April 18, 2013
The size of the African surveillance market is expected to increase dramatically over the next five years, notably due to unrest affecting the continent.
As unrest and security threats continue to escalate, particularly in Northern Africa, it is reasonable to assume that there will be an increased demand for surveillance technology within the next six months, from various security forces across the region as new opportunities for companies providing surveillance solutions are being created, according to Vislink, a global company specialising in the design and manufacture of secure video communications systems.

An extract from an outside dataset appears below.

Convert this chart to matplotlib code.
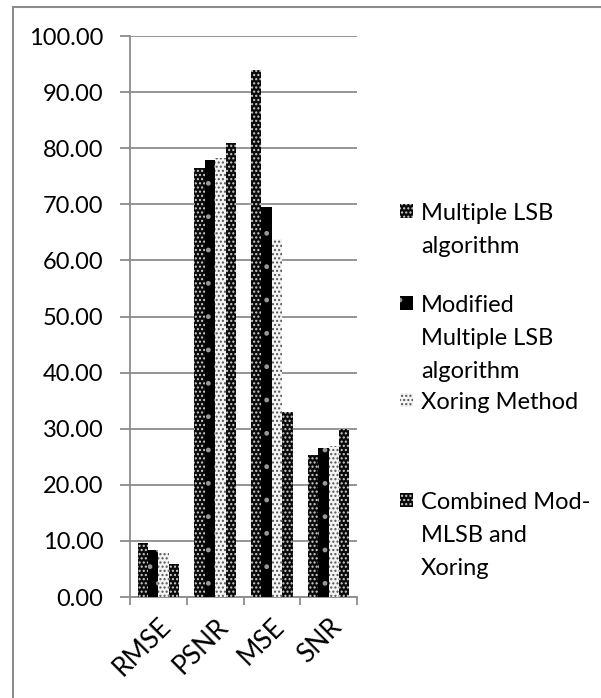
import numpy as np
import matplotlib
matplotlib.use("Agg")
import matplotlib.pyplot as plt
from matplotlib.patches import Rectangle

plt.rcParams['font.family'] = ['Lato', 'DejaVu Sans']
plt.rcParams['hatch.linewidth'] = 1.0

# data
metrics = ['RMSE', 'PSNR', 'MSE', 'SNR']
multiple_lsb = [9.7, 76.5, 93.9, 25.3]
modified_mlsb = [8.3, 77.9, 69.6, 26.5]
xoring = [7.9, 78.3, 63.9, 27.0]
combined = [5.8, 81.0, 32.9, 29.9]
series_labels = ['Multiple LSB\nalgorithm',
                 'Modified\nMultiple LSB\nalgorithm',
                 'Xoring Method',
                 'Combined Mod-\nMLSB and\nXoring']
yticks = np.arange(0, 101, 10)

# fill / hatch per series (look of the Excel patterns)
styles = [
    dict(facecolor='#0a0a0a', edgecolor='#d0d0d0', hatch='....'),
    dict(facecolor='black', edgecolor='#999999', hatch='.'),
    dict(facecolor='#f4f4f4', edgecolor='#555555', hatch='....'),
    dict(facecolor='#0a0a0a', edgecolor='#d0d0d0', hatch='....'),
]

fig = plt.figure(figsize=(6.01, 6.98), dpi=100)
ax = fig.add_axes([130/601, 101/698, 227/601, 561/698])

x = np.arange(len(metrics))
w = 0.183
all_series = [multiple_lsb, modified_mlsb, xoring, combined]
for i, vals in enumerate(all_series):
    off = (i - 1.5) * w
    ax.bar(x + off, vals, w, linewidth=0, zorder=3, **styles[i])

ax.set_xlim(-0.5, 3.5)
ax.set_ylim(0, 100)
ax.set_yticks(yticks)
ax.set_yticklabels(['%.2f' % v for v in yticks], fontsize=17)
ax.yaxis.grid(True, color='#8c8c8c', linewidth=1.3, zorder=0)

# category boundaries carry the ticks, labels sit in the middle
ax.set_xticks(np.arange(-0.5, 4, 1))
ax.set_xticklabels([])
ax.set_xticks(x, minor=True)
ax.set_xticklabels(metrics, minor=True, rotation=45, ha='right',
                   rotation_mode='anchor', fontsize=19)
ax.tick_params(axis='x', which='minor', length=0, pad=12)
ax.tick_params(axis='x', which='major', length=6, color='#8c8c8c', width=1.3)
ax.tick_params(axis='y', length=7, color='#8c8c8c', width=1.3, pad=12)

for s in ['top', 'right']:
    ax.spines[s].set_visible(False)
for s in ['left', 'bottom']:
    ax.spines[s].set_color('#8c8c8c')
    ax.spines[s].set_linewidth(1.3)

# legend drawn by hand to mimic Excel's wrapped entries
entry_y = [211, 303, 400, 500]
for lab, st, yy in zip(series_labels, styles, entry_y):
    r = Rectangle((400/601, 1 - (yy + 7)/698), 13/601, 14/698,
                  transform=fig.transFigure, linewidth=0, **st)
    fig.patches.append(r)
    fig.text(421/601, 1 - (yy - 8)/698, lab, fontsize=17, va='top', ha='left',
             linespacing=1.7)

# outer chart border (cropped at right and bottom)
fig.add_artist(plt.Line2D([13/601, 13/601], [0, 1 - 6.5/698],
                          transform=fig.transFigure, color='#8c8c8c', lw=1.5))
fig.add_artist(plt.Line2D([13/601, 1], [1 - 6.5/698, 1 - 6.5/698],
                          transform=fig.transFigure, color='#8c8c8c', lw=1.5))

fig.savefig('out.png', dpi=100)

Vislink, with offices in South Africa, the UK, USA, UAE, Australia and Singapore, said that the African military and surveillance sectors are still not mature in terms of the technology available to them and so considerable investment in this technology will be required.
“Vislink is ideally situated to capitalise upon this demand, providing the high-quality but affordable equipment necessary to deliver an all-encompassing security effort,” stated Ali Zarkesh, Business Development Director at Vislink.
Globally, the company is doing well in the surveillance and military markets – in 2011, Vislink’s activity in the military field represented 16% of the company’s total revenues and the global market for Vislink’s surveillance products currently sits at around £200 million. Vislink’s activity in the law enforcement sector, which represents 70% of total surveillance revenues, is specifically driven by the growing need for robust video surveillance.
At present, the biggest opportunities in the military and surveillance space are coming from the Middle East, Far East and Latin America, Zarkesh said. Growth in the Middle East is driven by the volatile geopolitical environment and subsequent rising trend in upgrading military communications systems and networks. Vislink is also seeing significant opportunities from coalition forces deployed around the world. These bodies require a reliable means of communication to connect foot patrols, airborne units and command centres.
North African countries, in particular, are currently investing in surveillance solutions in order to help return a level of stability to the region. The political and security situation that has escalated in the past two years has created several opportunities for Vislink in this sector.
“It is also important to consider that several other countries in this part of the world have a heavy military focus. Wide ranging budgets are allocated to the defence sector in order to secure the country’s borders and protect its inhabitants. As a result, Vislink’s main opportunities across developing regions stem from growing covert surveillance demands,” Zarkesh said.
However, the future is not all bright as there are big challenges as well as opportunities in the defence industry. For instance, the UK spends around £34 billion on defence each year, yet the armed forces have recently seen the biggest budget cuts to their sector since 1991. This presents a unique challenge in itself, with military personnel requiring the same high-quality surveillance solutions as before, but now without the premium price tag, Vislink pointed out.
Vislink specialises in the production of satellite, wireless, video and IP solutions and targets government, surveillance, broadcast and news markets. For instance it delivers news gathering tools for the media and surveillance options for the government and military.
The company recently launched its Mantis MSAT, which it claims is the world’s smallest and lightest satellite data terminal, weighing 12.5 kg (27.5 lb). “Following a successful launch, the product has been deployed by several military forces around the world,” Vislink said. The Mantis MSAT can deliver voice, video and data communications, including HD video. Initial military orders have been filled and Vislink’s MSAT terminals are currently undergoing field trials for battlefield, command centre and special operations implementations.